> _Information shown_

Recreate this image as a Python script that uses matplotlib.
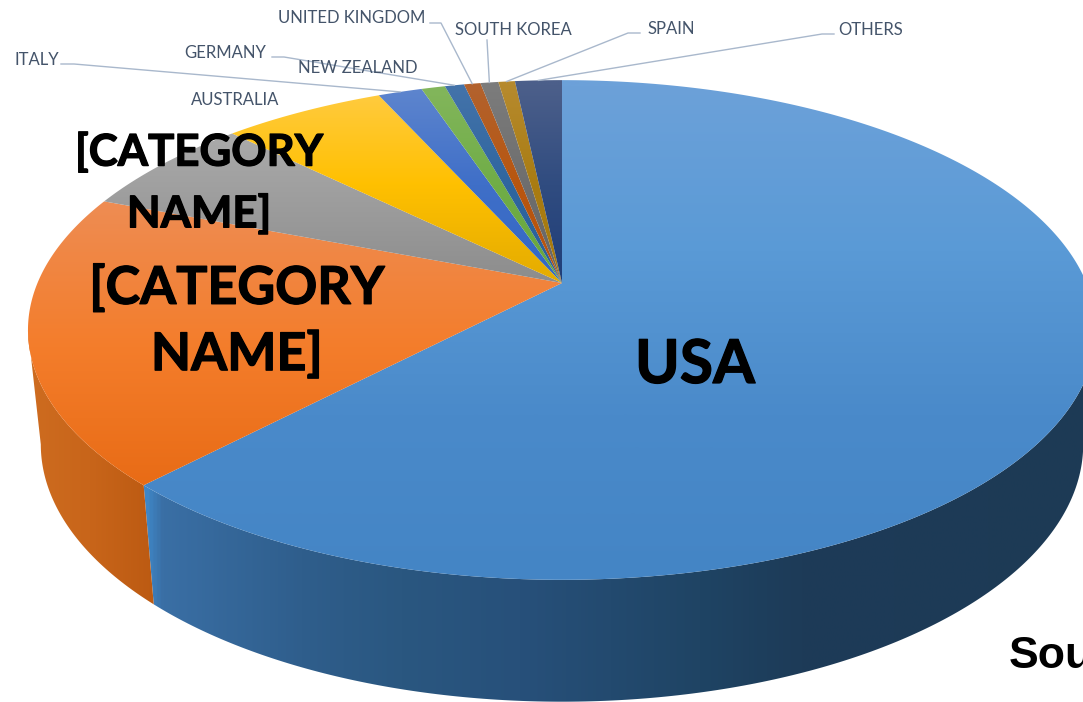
import numpy as np
import matplotlib
matplotlib.use('Agg')
import matplotlib.pyplot as plt
import matplotlib.patheffects as pe
from matplotlib.patches import Polygon
from matplotlib.colors import LinearSegmentedColormap

# slice shares in percent, clockwise from 12 o'clock
names = ['USA', '[CATEGORY NAME]', '[CATEGORY NAME]', 'AUSTRALIA', 'ITALY', 'GERMANY',
         'NEW ZEALAND', 'UNITED KINGDOM', 'SOUTH KOREA', 'SPAIN', 'OTHERS']
shares = [62.1, 18.8, 6.5, 5.9, 1.6, 0.86, 0.7, 0.6, 0.65, 0.6, 1.7]

# top face colours, light (back) to dark (front)
top_colors = [['#6CA1D9', '#5A9AD6', '#4A8ACA', '#4485C5'],
              ['#EE8C52', '#F47D2B', '#E86B15'],
              ['#ABABAB', '#9C9C9C', '#8C8C8C'],
              ['#FFCC45', '#FFC000', '#E3AB00'],
              ['#5F86CE', '#3F6FC8', '#3367C4'],
              ['#83B65C', '#70AD47', '#68A63C'],
              ['#4473AA', '#2F669F', '#2A6099'],
              ['#B2622E', '#B8560F', '#B8540F'],
              ['#7C7C7C', '#6E6E6E', '#666666'],
              ['#B68A2E', '#A97C12', '#A67A0E'],
              ['#4C5F8A', '#304C80', '#1F3D78']]

# side wall colours and the x they sit at
wall_usa = ['#3F86C6', '#3A6FA5', '#2F5E8C', '#2A5780', '#27507A', '#1F4464', '#1D3B58', '#1D3A55']
wall_usa_x = [145, 160, 300, 400, 520, 700, 800, 1083]
wall_orange = ['#CE6C20', '#C8651A', '#BC5A12']
wall_orange_x = [28, 90, 155]

label_font = 'Lato'
label_color = '#44546A'
leader_color = '#A9B8CC'
small_labels = [('ITALY', 14, 60), ('GERMANY', 184, 53), ('NEW ZEALAND', 298, 68),
                ('AUSTRALIA', 191, 100), ('UNITED KINGDOM', 278, 18), ('SOUTH KOREA', 455, 30),
                ('SPAIN', 647, 29), ('OTHERS', 838, 30)]
# slice index each leader ends on, then its elbow
leaders = [(4, [(61, 64), (74, 64)]),
           (6, [(272, 57), (284, 57)]),
           (7, [(430, 23), (441, 23)]),
           (8, [(487, 40), (487, 40)]),
           (9, [(640, 33), (628, 33)]),
           (10, [(834, 34), (822, 34)])]

# pie projection in picture pixels
cx, cy = 562, 283
A, B, k = 524.5, 241, 0.188
bottom_cy = 396
bottom_sx, bottom_sy = 0.976, 1.03


def rim(theta, bottom=False):
    th = np.radians(theta)
    x, y = np.sin(th), -np.cos(th)
    px = A * x / (1 - k * y)
    py = B * y / (1 - k * y)
    if bottom:
        return np.column_stack([cx + bottom_sx * px, bottom_cy + bottom_sy * py])
    return np.column_stack([cx + px, cy + py])


def fill_gradient(ax, pts, colors, stops, horizontal, z):
    pos = (np.array(stops, dtype=float) - stops[0]) / (stops[-1] - stops[0])
    cmap = LinearSegmentedColormap.from_list('g', list(zip(pos, colors)))
    x0, y0 = pts.min(axis=0) - 2
    x1, y1 = pts.max(axis=0) + 2
    if horizontal:
        coords = np.linspace(x0, x1, 512)
        grad = np.clip((coords - stops[0]) / (stops[-1] - stops[0]), 0, 1).reshape(1, -1)
    else:
        coords = np.linspace(y0, y1, 512)
        grad = np.clip((coords - stops[0]) / (stops[-1] - stops[0]), 0, 1).reshape(-1, 1)
    patch = Polygon(pts, closed=True, transform=ax.transData, fc='none', ec='none')
    ax.add_patch(patch)
    im = ax.imshow(grad, extent=(x0, x1, y1, y0), origin='upper', aspect='auto', cmap=cmap, vmin=0, vmax=1,
                   zorder=z, interpolation='bilinear')
    im.set_clip_path(patch)


fig = plt.figure(figsize=(10.83, 7.02), dpi=100)
ax = fig.add_axes([0, 0, 1, 1])
ax.axis('off')

edges = np.concatenate([[0], np.cumsum(shares)]) * 360 / sum(shares)

# side walls, only the front half shows
side_left = np.degrees(np.arccos(-k))
side_right = 360 - side_left
th = np.linspace(side_left, edges[1], 200)
fill_gradient(ax, np.vstack([rim(th), rim(th[::-1], True)]), wall_usa, wall_usa_x, True, 1)
th = np.linspace(edges[1], side_right, 60)
fill_gradient(ax, np.vstack([rim(th), rim(th[::-1], True)]), wall_orange, wall_orange_x, True, 1)

# top face
face_ranges = [(85, 580), (205, 490), (130, 285)] + [(85, 285)] * 8
for i in range(len(shares)):
    th = np.linspace(edges[i], edges[i + 1], max(int(shares[i] * 8), 6))
    pts = np.vstack([[cx, cy], rim(th)])
    lo, hi = face_ranges[i]
    stops = np.linspace(lo, hi, len(top_colors[i]))
    fill_gradient(ax, pts, top_colors[i], stops, False, 2 + i * 0.01)

# leader lines end on the middle of their slice
for i, elbow in leaders:
    end = rim((edges[i] + edges[i + 1]) / 2)[0]
    xs = [p[0] for p in elbow] + [end[0]]
    ys = [p[1] for p in elbow] + [end[1]]
    ax.plot(xs, ys, color=leader_color, lw=1.0, zorder=3)

for text, x, y in small_labels:
    ax.text(x, y, text, family=label_font, fontsize=12, color=label_color, va='center', ha='left', zorder=4)

thick = [pe.withStroke(linewidth=0.9, foreground='black')]
ax.text(199, 183, '[CATEGORY\nNAME]', family=label_font, fontweight='bold', fontsize=31.5, color='black',
        ha='center', va='center', linespacing=1.61, zorder=5, path_effects=thick)
ax.text(237, 322, '[CATEGORY\nNAME]', family=label_font, fontweight='bold', fontsize=37.5, color='black',
        ha='center', va='center', linespacing=1.47, zorder=5, path_effects=thick)
ax.text(695, 366, names[0], family=label_font, fontweight='bold', fontsize=43.5, color='black',
        ha='center', va='center', zorder=5, path_effects=thick)
ax.text(1009, 668, 'Sou', family='Liberation Sans', fontweight='bold', fontsize=32, color='black',
        ha='left', va='baseline', zorder=5)

ax.set_xlim(0, 1083)
ax.set_ylim(702, 0)
fig.savefig('out.png', dpi=100)
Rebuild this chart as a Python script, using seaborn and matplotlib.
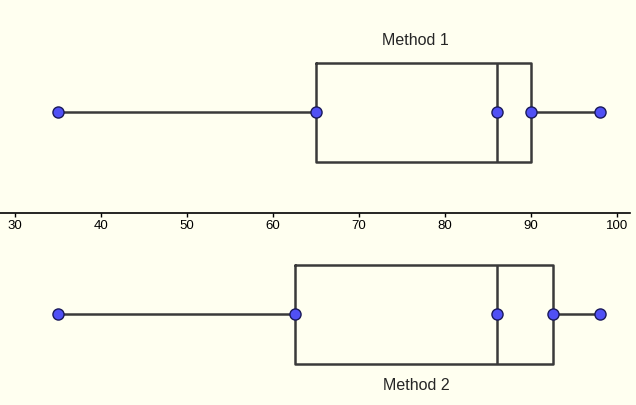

> _Written instruction_
The records above must be echoed exactly, minus their pictures.

> _Exercise output_
Recreate this image as a Python script that uses matplotlib.
import numpy as np
import matplotlib
matplotlib.use('Agg')
import matplotlib.pyplot as plt
import matplotlib.patheffects as pe
from matplotlib.patches import Polygon
from matplotlib.colors import LinearSegmentedColormap

# slice shares in percent, clockwise from 12 o'clock
names = ['USA', '[CATEGORY NAME]', '[CATEGORY NAME]', 'AUSTRALIA', 'ITALY', 'GERMANY',
         'NEW ZEALAND', 'UNITED KINGDOM', 'SOUTH KOREA', 'SPAIN', 'OTHERS']
shares = [62.1, 18.8, 6.5, 5.9, 1.6, 0.86, 0.7, 0.6, 0.65, 0.6, 1.7]

# top face colours, light (back) to dark (front)
top_colors = [['#6CA1D9', '#5A9AD6', '#4A8ACA', '#4485C5'],
              ['#EE8C52', '#F47D2B', '#E86B15'],
              ['#ABABAB', '#9C9C9C', '#8C8C8C'],
              ['#FFCC45', '#FFC000', '#E3AB00'],
              ['#5F86CE', '#3F6FC8', '#3367C4'],
              ['#83B65C', '#70AD47', '#68A63C'],
              ['#4473AA', '#2F669F', '#2A6099'],
              ['#B2622E', '#B8560F', '#B8540F'],
              ['#7C7C7C', '#6E6E6E', '#666666'],
              ['#B68A2E', '#A97C12', '#A67A0E'],
              ['#4C5F8A', '#304C80', '#1F3D78']]

# side wall colours and the x they sit at
wall_usa = ['#3F86C6', '#3A6FA5', '#2F5E8C', '#2A5780', '#27507A', '#1F4464', '#1D3B58', '#1D3A55']
wall_usa_x = [145, 160, 300, 400, 520, 700, 800, 1083]
wall_orange = ['#CE6C20', '#C8651A', '#BC5A12']
wall_orange_x = [28, 90, 155]

label_font = 'Lato'
label_color = '#44546A'
leader_color = '#A9B8CC'
small_labels = [('ITALY', 14, 60), ('GERMANY', 184, 53), ('NEW ZEALAND', 298, 68),
                ('AUSTRALIA', 191, 100), ('UNITED KINGDOM', 278, 18), ('SOUTH KOREA', 455, 30),
                ('SPAIN', 647, 29), ('OTHERS', 838, 30)]
# slice index each leader ends on, then its elbow
leaders = [(4, [(61, 64), (74, 64)]),
           (6, [(272, 57), (284, 57)]),
           (7, [(430, 23), (441, 23)]),
           (8, [(487, 40), (487, 40)]),
           (9, [(640, 33), (628, 33)]),
           (10, [(834, 34), (822, 34)])]

# pie projection in picture pixels
cx, cy = 562, 283
A, B, k = 524.5, 241, 0.188
bottom_cy = 396
bottom_sx, bottom_sy = 0.976, 1.03


def rim(theta, bottom=False):
    th = np.radians(theta)
    x, y = np.sin(th), -np.cos(th)
    px = A * x / (1 - k * y)
    py = B * y / (1 - k * y)
    if bottom:
        return np.column_stack([cx + bottom_sx * px, bottom_cy + bottom_sy * py])
    return np.column_stack([cx + px, cy + py])


def fill_gradient(ax, pts, colors, stops, horizontal, z):
    pos = (np.array(stops, dtype=float) - stops[0]) / (stops[-1] - stops[0])
    cmap = LinearSegmentedColormap.from_list('g', list(zip(pos, colors)))
    x0, y0 = pts.min(axis=0) - 2
    x1, y1 = pts.max(axis=0) + 2
    if horizontal:
        coords = np.linspace(x0, x1, 512)
        grad = np.clip((coords - stops[0]) / (stops[-1] - stops[0]), 0, 1).reshape(1, -1)
    else:
        coords = np.linspace(y0, y1, 512)
        grad = np.clip((coords - stops[0]) / (stops[-1] - stops[0]), 0, 1).reshape(-1, 1)
    patch = Polygon(pts, closed=True, transform=ax.transData, fc='none', ec='none')
    ax.add_patch(patch)
    im = ax.imshow(grad, extent=(x0, x1, y1, y0), origin='upper', aspect='auto', cmap=cmap, vmin=0, vmax=1,
                   zorder=z, interpolation='bilinear')
    im.set_clip_path(patch)


fig = plt.figure(figsize=(10.83, 7.02), dpi=100)
ax = fig.add_axes([0, 0, 1, 1])
ax.axis('off')

edges = np.concatenate([[0], np.cumsum(shares)]) * 360 / sum(shares)

# side walls, only the front half shows
side_left = np.degrees(np.arccos(-k))
side_right = 360 - side_left
th = np.linspace(side_left, edges[1], 200)
fill_gradient(ax, np.vstack([rim(th), rim(th[::-1], True)]), wall_usa, wall_usa_x, True, 1)
th = np.linspace(edges[1], side_right, 60)
fill_gradient(ax, np.vstack([rim(th), rim(th[::-1], True)]), wall_orange, wall_orange_x, True, 1)

# top face
face_ranges = [(85, 580), (205, 490), (130, 285)] + [(85, 285)] * 8
for i in range(len(shares)):
    th = np.linspace(edges[i], edges[i + 1], max(int(shares[i] * 8), 6))
    pts = np.vstack([[cx, cy], rim(th)])
    lo, hi = face_ranges[i]
    stops = np.linspace(lo, hi, len(top_colors[i]))
    fill_gradient(ax, pts, top_colors[i], stops, False, 2 + i * 0.01)

# leader lines end on the middle of their slice
for i, elbow in leaders:
    end = rim((edges[i] + edges[i + 1]) / 2)[0]
    xs = [p[0] for p in elbow] + [end[0]]
    ys = [p[1] for p in elbow] + [end[1]]
    ax.plot(xs, ys, color=leader_color, lw=1.0, zorder=3)

for text, x, y in small_labels:
    ax.text(x, y, text, family=label_font, fontsize=12, color=label_color, va='center', ha='left', zorder=4)

thick = [pe.withStroke(linewidth=0.9, foreground='black')]
ax.text(199, 183, '[CATEGORY\nNAME]', family=label_font, fontweight='bold', fontsize=31.5, color='black',
        ha='center', va='center', linespacing=1.61, zorder=5, path_effects=thick)
ax.text(237, 322, '[CATEGORY\nNAME]', family=label_font, fontweight='bold', fontsize=37.5, color='black',
        ha='center', va='center', linespacing=1.47, zorder=5, path_effects=thick)
ax.text(695, 366, names[0], family=label_font, fontweight='bold', fontsize=43.5, color='black',
        ha='center', va='center', zorder=5, path_effects=thick)
ax.text(1009, 668, 'Sou', family='Liberation Sans', fontweight='bold', fontsize=32, color='black',
        ha='left', va='baseline', zorder=5)

ax.set_xlim(0, 1083)
ax.set_ylim(702, 0)
fig.savefig('out.png', dpi=100)
Rebuild this chart as a Python script, using seaborn and matplotlib.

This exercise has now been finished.